Industry experts say the recently issued ACT Climate Change Strategy may be taking a problematic approach to reducing gas emissions.
Though a commendable goal, industry experts have highlighted flaws in the plan to eliminate gas entirely.
An analysis completed by Australian Gas Infrastructure Group in collaboration with Deloitte looked at two alternative pathways to decarbonise gas consumption: replacing all natural gas consumption with electricity generated from renewable sources compared to converting existing natural gas appliances and distribution networks to transport hydrogen.
Based on hourly energy consumption data for 2017 in Victoria, the results demonstrated that the hydrogen conversion pathway is 40 per cent less expensive than full electrification highlighting significant cost benefits of hydrogen gas.
Commenting on the release of the strategy, Australian Pipeline and Gas Association CEO Steve Davies said the energy provided by natural gas today is much lower in emission intensity than that provided by electricity.
“Natural gas currently provides 943 PJ of end-use energy to the Australian economy, more than the 835 PJ provided by electricity – 1 PJ is equivalent to the electricity used by 43,500 households in a year.”

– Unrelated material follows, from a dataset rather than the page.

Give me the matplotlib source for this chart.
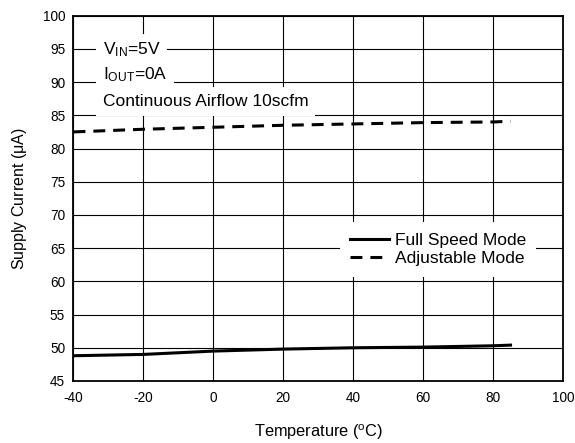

Mr Davies said the ACT is taking the “wrong approach” as it is counterintuitive to introduce measures that move people away from gas use entirely while significant work is currently being done on the introduction of zero-carbon emission cutting gas, such as hydrogen.

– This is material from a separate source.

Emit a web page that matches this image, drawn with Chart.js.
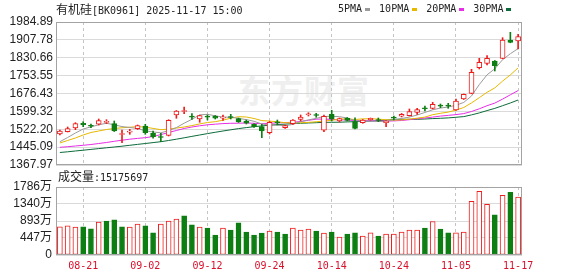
<!DOCTYPE html>
<html>
<head>
<meta charset="utf-8">
<script src="https://cdn.jsdelivr.net/npm/chart.js@4.4.1/dist/chart.umd.min.js"></script>
<style>
  html,body{margin:0;padding:0;background:#fff;}
  #wrap{position:relative;width:578px;height:276px;overflow:hidden;}
  canvas{position:absolute;left:0;top:0;}
  .txt{position:absolute;white-space:nowrap;font-family:"DejaVu Sans Mono",monospace;font-size:10px;color:#222;line-height:14px;}
  .cjk{font-family:"Noto Sans CJK SC",sans-serif;font-size:12px;}
  .dash{display:inline-block;width:5px;height:3px;margin:0 9px 0 3px;vertical-align:middle;}
  .wm{position:absolute;left:238px;top:66px;font:bold 32px "Noto Sans CJK SC",sans-serif;color:#efefef;letter-spacing:1px;}
</style>
</head>
<body>
<div id="wrap">
  <div class="wm">东方财富</div>
  <canvas id="kline" width="578" height="276"></canvas>
  <canvas id="vol" width="578" height="276"></canvas>
  <div class="txt" style="left:56px;top:2px;"><span class="cjk">有机硅</span>[BK0961] 2025-11-17 15:00</div>
  <div class="txt" style="left:338px;top:2px;">5PMA<span class="dash" style="background:#9a9a9a"></span>10PMA<span class="dash" style="background:#e6b800"></span>20PMA<span class="dash" style="background:#e62ee6"></span>30PMA<span class="dash" style="background:#0b6b3a"></span></div>
  <div class="txt" style="left:58px;top:169px;"><span class="cjk">成交量</span>:15175697</div>
</div>
<script>
(() => {
  'use strict';

  // === datos ===
  const dates = [
    '08-18','08-19','08-20','08-21','08-22','08-25','08-26','08-27','08-28','08-29',
    '09-01','09-02','09-03','09-04','09-05','09-08','09-09','09-10','09-11','09-12',
    '09-15','09-16','09-17','09-18','09-19','09-22','09-23','09-24','09-25','09-26',
    '09-29','09-30','10-09','10-10','10-13','10-14','10-15','10-16','10-17','10-20',
    '10-21','10-22','10-23','10-24','10-27','10-28','10-29','10-30','10-31','11-03',
    '11-04','11-05','11-06','11-07','11-10','11-11','11-12','11-13','11-14','11-17'
  ];
  const tickDates  = ['08-21','09-02','09-12','09-24','10-14','10-24','11-05','11-17'];
  const priceTicks = [1367.97,1445.09,1522.20,1599.32,1676.43,1753.55,1830.66,1907.78,1984.89];
  const volTicks   = [0,447,893,1340,1786];

  const openP = [
    1501.7,1511.6,1527.6,1547.9,1539.3,1543.6,1552.2,1546.2,1499.6,1509.5,
    1524.6,1536.2,1504.8,1490.9,1496.1,1583.7,1598.8,1578.5,1566.4,1578.5,
    1578.1,1569.9,1577.2,1567.7,1557.8,1543.6,1533.2,1507.3,1554.3,1528.9,
    1546.2,1565.1,1584.6,1585.8,1517.7,1586.7,1557.8,1569.5,1554.8,1550.5,
    1563.4,1564.3,1550.5,1574.2,1578.1,1580.7,1595.3,1614.8,1612.6,1626.0,
    1626.0,1605.3,1652.7,1677.3,1787.7,1806.7,1816.6,1828.3,1907.2,1902.9
  ];
  const highP = [
    1519.0,1531.9,1550.5,1554.8,1544.9,1566.4,1563.4,1557.8,1519.0,1522.0,
    1540.6,1543.6,1514.7,1504.8,1563.4,1603.1,1618.2,1589.3,1582.8,1583.7,
    1581.5,1583.7,1586.7,1570.7,1562.1,1547.0,1543.6,1555.6,1562.1,1540.6,
    1564.3,1583.7,1593.6,1591.0,1583.7,1604.0,1570.7,1572.9,1572.0,1564.3,
    1570.7,1570.7,1559.9,1579.4,1590.2,1609.6,1612.6,1622.5,1638.5,1631.1,
    1634.2,1652.7,1674.3,1780.8,1828.3,1839.5,1818.8,1917.2,1940.5,1931.8
  ];
  const lowP = [
    1497.4,1510.3,1520.3,1533.2,1528.9,1540.6,1546.2,1512.5,1464.2,1500.4,
    1521.1,1500.4,1483.2,1468.5,1493.1,1569.5,1589.3,1565.1,1552.2,1562.1,
    1566.4,1560.8,1566.4,1551.3,1544.9,1529.8,1485.8,1501.7,1540.6,1525.5,
    1542.7,1557.8,1579.4,1573.8,1511.6,1557.8,1553.5,1557.8,1523.3,1547.9,
    1560.8,1554.8,1533.2,1562.1,1575.1,1579.4,1586.7,1601.0,1609.6,1615.2,
    1612.6,1603.1,1650.6,1675.2,1782.1,1799.4,1773.5,1826.1,1895.2,1868.4
  ];
  const closeP = [
    1514.7,1524.6,1546.2,1541.9,1535.0,1559.1,1556.5,1514.7,1503.9,1513.8,
    1537.5,1507.3,1490.1,1486.6,1560.8,1601.0,1603.1,1574.2,1580.7,1574.2,
    1569.5,1574.2,1572.9,1554.8,1547.9,1533.2,1514.7,1552.2,1550.0,1537.5,
    1562.1,1575.1,1588.9,1581.5,1578.1,1566.4,1567.7,1560.8,1526.3,1562.1,
    1569.5,1559.9,1557.8,1569.9,1586.7,1597.9,1606.6,1610.4,1629.9,1621.7,
    1621.7,1644.1,1673.0,1767.9,1811.0,1828.3,1796.4,1907.2,1897.3,1921.5
  ];
  const ma5 = [
    1468.5,1486.6,1506.0,1523.3,1532.4,1541.4,1547.9,1541.4,1533.6,1529.8,
    1525.5,1515.5,1510.4,1506.9,1516.4,1529.3,1548.3,1565.1,1584.1,1586.7,
    1580.2,1574.6,1574.2,1569.0,1563.8,1556.5,1544.9,1540.5,1539.7,1537.5,
    1543.1,1555.2,1562.6,1569.0,1577.2,1578.1,1576.4,1570.7,1560.0,1556.5,
    1557.4,1555.6,1555.2,1563.8,1568.6,1574.6,1583.7,1594.5,1606.1,1613.5,
    1618.2,1625.5,1638.0,1665.7,1715.0,1757.0,1783.0,1822.3,1848.1,1870.1
  ];
  const ma10 = [
    1462.9,1473.7,1484.5,1497.4,1508.2,1514.7,1521.1,1525.5,1528.5,1531.1,
    1533.2,1531.5,1525.9,1520.3,1522.9,1527.2,1531.9,1538.0,1545.3,1551.3,
    1554.8,1561.3,1569.9,1576.4,1575.1,1568.6,1559.5,1557.4,1554.4,1550.5,
    1550.0,1550.0,1551.8,1554.4,1557.4,1560.8,1566.0,1566.9,1564.3,1566.9,
    1567.7,1566.0,1563.0,1561.7,1562.6,1566.0,1569.9,1574.6,1585.0,1591.0,
    1596.2,1604.8,1616.0,1635.9,1658.3,1681.6,1700.6,1729.9,1756.7,1786.9
  ];
  const ma20 = [
    1444.3,1446.9,1450.0,1453.0,1456.4,1460.7,1465.1,1470.2,1475.0,1479.3,
    1482.7,1485.8,1490.9,1499.1,1508.2,1516.8,1525.5,1531.9,1537.1,1541.4,
    1544.0,1546.6,1547.9,1548.3,1549.2,1547.9,1545.7,1547.5,1550.0,1550.9,
    1552.2,1555.6,1560.8,1565.6,1566.4,1564.7,1563.0,1562.1,1559.5,1558.7,
    1558.7,1558.2,1557.4,1558.2,1560.0,1563.4,1567.7,1570.7,1574.6,1578.9,
    1582.0,1585.4,1589.7,1598.8,1610.4,1623.8,1635.0,1652.3,1670.8,1689.0
  ];
  const ma30 = [
    1421.9,1424.9,1428.4,1431.8,1435.3,1438.7,1442.2,1445.6,1449.1,1453.0,
    1456.9,1460.7,1464.6,1468.5,1473.7,1479.3,1485.3,1491.4,1497.4,1503.4,
    1509.1,1514.7,1519.8,1525.0,1529.3,1533.2,1536.7,1539.7,1542.3,1544.4,
    1546.2,1547.9,1549.2,1550.5,1551.8,1552.2,1552.6,1553.9,1554.8,1556.5,
    1557.4,1559.1,1561.3,1564.3,1565.1,1565.1,1565.1,1566.4,1568.2,1569.5,
    1571.2,1573.8,1576.8,1584.1,1592.7,1602.7,1612.2,1623.8,1635.5,1648.4
  ];
  // volumen en 万
  const volume = [
    740,766,732,740,688,863,889,923,740,732,
    811,766,583,811,889,941,1028,792,732,706,
    523,706,654,845,601,523,575,628,601,549,
    706,654,680,628,575,601,471,549,583,497,
    583,497,549,549,601,654,654,706,881,680,
    583,583,601,1412,1674,1334,1054,1569,1647,1518
  ];
  const volUp = [
    1,1,1,0,0,1,0,0,0,1, 1,0,0,1,1,1,0,0,1,0,
    0,1,0,0,0,0,0,1,0,0, 1,1,1,0,1,0,1,0,0,1,
    1,0,1,1,1,1,1,0,1,0, 0,1,1,1,1,1,0,1,0,1
  ];

  // === estilos ===
  const RED = '#ee1c1c', GREEN = '#0d7e12';
  const up = dates.map((d,i) => closeP[i] >= openP[i]);
  const TICK_FONT = {family:'"Liberation Sans","Noto Sans CJK SC",sans-serif', size:12};
  const vGrid = ctx => tickDates.includes(dates[ctx.index]) ? '#c4c4c4' : 'rgba(0,0,0,0)';

  const framePlugin = {
    id: 'frame',
    afterDraw(chart){
      const {ctx, chartArea:a} = chart;
      ctx.save();
      ctx.strokeStyle = '#a3a3a3';
      ctx.lineWidth = 1;
      ctx.strokeRect(Math.round(a.left)+0.5, Math.round(a.top)+0.5,
                     Math.round(a.right-a.left)-1, Math.round(a.bottom-a.top)-1);
      ctx.restore();
    }
  };

  const maLine = (data, color) => ({
    type:'line', data, borderColor:color, borderWidth:1, pointRadius:0, order:5
  });

  // === velas ===
  new Chart(document.getElementById('kline'), {
    type: 'bar',
    data: {
      labels: dates,
      datasets: [
        maLine(ma5,  '#9a9a9a'),
        maLine(ma10, '#e6b800'),
        maLine(ma20, '#e62ee6'),
        maLine(ma30, '#0b6b3a'),
        {
          data: dates.map((d,i) => [lowP[i], highP[i]]),
          backgroundColor: up.map(u => u ? RED : GREEN),
          barThickness: 1, grouped: false, order: 2
        },
        {
          data: dates.map((d,i) => [openP[i], closeP[i]]),
          backgroundColor: up.map(u => u ? '#fff' : GREEN),
          borderColor: up.map(u => u ? RED : GREEN),
          borderWidth: 1, borderSkipped: false,
          barThickness: 5, grouped: false, order: 1
        }
      ]
    },
    options: {
      responsive: false, animation: false,
      layout: {padding: {left:0, right:56, top:22, bottom:111}},
      plugins: {legend:{display:false}, tooltip:{enabled:false}},
      scales: {
        x: {
          offset: true,
          grid: {offset:false, drawTicks:false, color:vGrid},
          border: {display:false, dash:[3,3]},
          ticks: {display:false, autoSkip:false},
          afterFit: s => { s.height = 0; }
        },
        y: {
          min: 1367.97, max: 1984.89,
          afterBuildTicks: s => { s.ticks = priceTicks.map(v => ({value:v})); },
          afterFit: s => { s.width = 56; },
          grid: {color:'#dadada', drawTicks:false},
          border: {display:false},
          ticks: {autoSkip:false, padding:3, color:'#222', font:TICK_FONT, callback: v => Number(v).toFixed(2)}
        }
      }
    },
    plugins: [framePlugin]
  });

  // === volumen ===
  new Chart(document.getElementById('vol'), {
    type: 'bar',
    data: {
      labels: dates,
      datasets: [{
        data: volume,
        backgroundColor: volUp.map(u => u ? '#fff' : GREEN),
        borderColor: volUp.map(u => u ? RED : GREEN),
        borderWidth: 1, borderSkipped: false, barThickness: 5
      }]
    },
    options: {
      responsive: false, animation: false,
      layout: {padding: {left:0, right:56, top:187, bottom:0}},
      plugins: {legend:{display:false}, tooltip:{enabled:false}},
      scales: {
        x: {
          offset: true,
          grid: {offset:false, drawTicks:false, color:vGrid},
          border: {display:false, dash:[3,3]},
          ticks: {
            autoSkip:false, maxRotation:0, minRotation:0, padding:5,
            color:'#d9102c', font:{family:'"DejaVu Sans Mono",monospace', size:10},
            callback: (v,i) => tickDates.includes(dates[i]) ? dates[i] : ''
          },
          afterFit: s => { s.height = 21; }
        },
        y: {
          min: 0, max: 1786,
          afterBuildTicks: s => { s.ticks = volTicks.map(v => ({value:v})); },
          afterFit: s => { s.width = 56; },
          grid: {color:'#dadada', drawTicks:false},
          border: {display:false},
          ticks: {autoSkip:false, padding:4, color:'#222', font:TICK_FONT, callback: v => v === 0 ? '0' : v + '万'}
        }
      }
    },
    plugins: [framePlugin]
  });
})();
</script>
</body>
</html>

However, there is potential that these exciting developments will not be applicable to the ACT’s current and future gas users if its strategy is successful.
“Australia is at the forefront of developments in hydrogen technology, and these include the use of excess renewable energy to make hydrogen from water,” he said.
“Rather than removing affordable, low to zero-carbon energy options from future Territorians, the ACT Government should be actively supporting them.”